* Written request: Each line of the material below that holds the word "this" needs to be copied.
— Begin —
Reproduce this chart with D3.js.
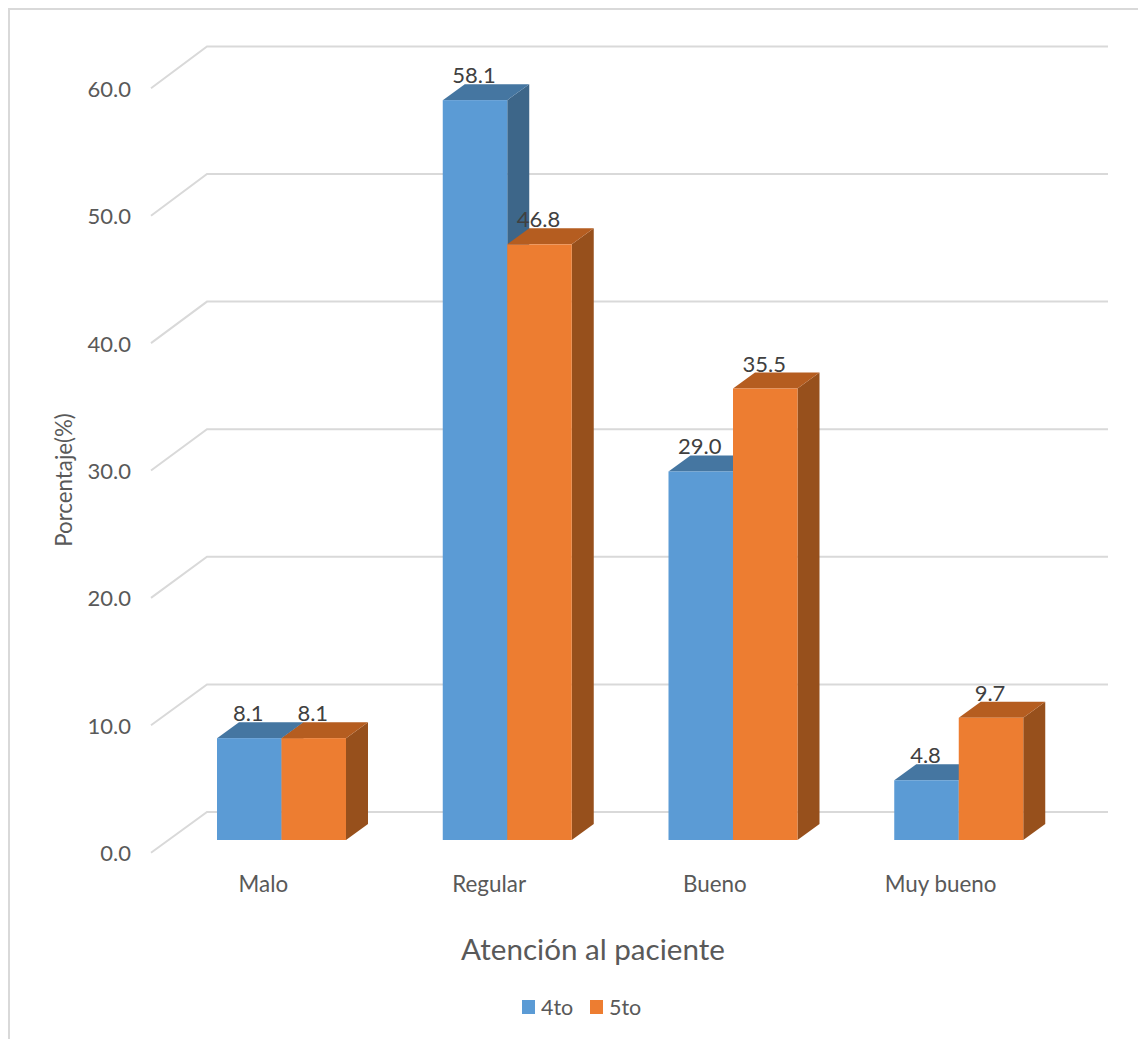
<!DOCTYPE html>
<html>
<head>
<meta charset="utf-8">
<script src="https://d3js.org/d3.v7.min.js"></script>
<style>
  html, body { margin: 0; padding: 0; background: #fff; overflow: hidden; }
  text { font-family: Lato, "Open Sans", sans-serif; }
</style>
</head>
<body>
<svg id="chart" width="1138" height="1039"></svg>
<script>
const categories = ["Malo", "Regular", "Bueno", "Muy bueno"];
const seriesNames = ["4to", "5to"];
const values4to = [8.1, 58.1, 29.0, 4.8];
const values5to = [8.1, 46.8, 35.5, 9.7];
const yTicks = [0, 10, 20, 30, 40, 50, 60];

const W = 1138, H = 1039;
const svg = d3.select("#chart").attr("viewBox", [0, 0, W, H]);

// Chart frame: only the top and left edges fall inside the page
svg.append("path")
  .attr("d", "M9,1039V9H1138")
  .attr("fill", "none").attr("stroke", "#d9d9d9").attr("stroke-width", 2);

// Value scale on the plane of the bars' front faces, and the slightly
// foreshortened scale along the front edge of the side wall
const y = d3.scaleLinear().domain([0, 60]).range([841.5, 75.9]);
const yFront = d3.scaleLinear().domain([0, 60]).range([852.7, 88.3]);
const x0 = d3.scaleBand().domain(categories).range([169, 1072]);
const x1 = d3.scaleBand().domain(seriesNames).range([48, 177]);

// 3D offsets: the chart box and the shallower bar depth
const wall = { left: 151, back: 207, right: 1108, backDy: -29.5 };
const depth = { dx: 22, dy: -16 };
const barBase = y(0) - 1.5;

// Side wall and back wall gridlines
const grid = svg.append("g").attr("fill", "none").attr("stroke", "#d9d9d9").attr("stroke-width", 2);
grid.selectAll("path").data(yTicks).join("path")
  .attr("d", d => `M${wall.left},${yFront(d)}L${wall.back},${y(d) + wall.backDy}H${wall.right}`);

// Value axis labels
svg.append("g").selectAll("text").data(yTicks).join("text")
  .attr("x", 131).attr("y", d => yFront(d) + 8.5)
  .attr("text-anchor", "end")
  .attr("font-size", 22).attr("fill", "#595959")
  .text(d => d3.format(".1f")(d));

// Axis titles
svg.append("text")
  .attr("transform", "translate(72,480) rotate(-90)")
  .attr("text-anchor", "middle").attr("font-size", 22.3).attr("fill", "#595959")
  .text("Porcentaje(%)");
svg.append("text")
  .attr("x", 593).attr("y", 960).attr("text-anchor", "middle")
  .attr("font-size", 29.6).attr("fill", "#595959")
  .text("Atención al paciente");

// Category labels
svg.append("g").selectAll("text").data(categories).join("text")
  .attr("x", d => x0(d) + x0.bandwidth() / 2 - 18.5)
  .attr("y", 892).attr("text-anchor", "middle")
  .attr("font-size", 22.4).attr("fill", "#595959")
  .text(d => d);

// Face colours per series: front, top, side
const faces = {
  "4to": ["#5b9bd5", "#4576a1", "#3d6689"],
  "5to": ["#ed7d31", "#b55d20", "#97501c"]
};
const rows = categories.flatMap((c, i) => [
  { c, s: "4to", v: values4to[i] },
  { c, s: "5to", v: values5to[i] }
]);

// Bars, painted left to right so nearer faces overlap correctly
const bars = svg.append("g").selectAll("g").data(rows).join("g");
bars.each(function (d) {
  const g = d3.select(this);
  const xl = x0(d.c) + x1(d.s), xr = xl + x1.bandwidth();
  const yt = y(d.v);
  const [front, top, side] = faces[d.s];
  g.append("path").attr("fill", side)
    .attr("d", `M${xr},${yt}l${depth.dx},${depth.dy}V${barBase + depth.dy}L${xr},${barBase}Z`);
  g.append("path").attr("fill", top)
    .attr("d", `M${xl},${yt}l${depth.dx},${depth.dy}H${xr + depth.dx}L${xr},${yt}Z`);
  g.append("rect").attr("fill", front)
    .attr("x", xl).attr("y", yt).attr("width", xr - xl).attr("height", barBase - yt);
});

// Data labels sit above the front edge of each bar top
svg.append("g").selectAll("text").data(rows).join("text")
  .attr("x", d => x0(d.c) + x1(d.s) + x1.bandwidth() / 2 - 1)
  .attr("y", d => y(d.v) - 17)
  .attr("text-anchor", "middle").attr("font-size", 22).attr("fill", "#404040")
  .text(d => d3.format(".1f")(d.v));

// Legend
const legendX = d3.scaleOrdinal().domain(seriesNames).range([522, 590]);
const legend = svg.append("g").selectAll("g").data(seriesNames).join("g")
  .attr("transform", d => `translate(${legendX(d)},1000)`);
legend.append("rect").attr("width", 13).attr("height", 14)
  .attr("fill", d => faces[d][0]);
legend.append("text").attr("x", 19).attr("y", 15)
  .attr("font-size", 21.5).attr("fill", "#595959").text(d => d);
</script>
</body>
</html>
— End —
* Output of the task:
Reproduce this chart with D3.js.
  const g = d3.select(this);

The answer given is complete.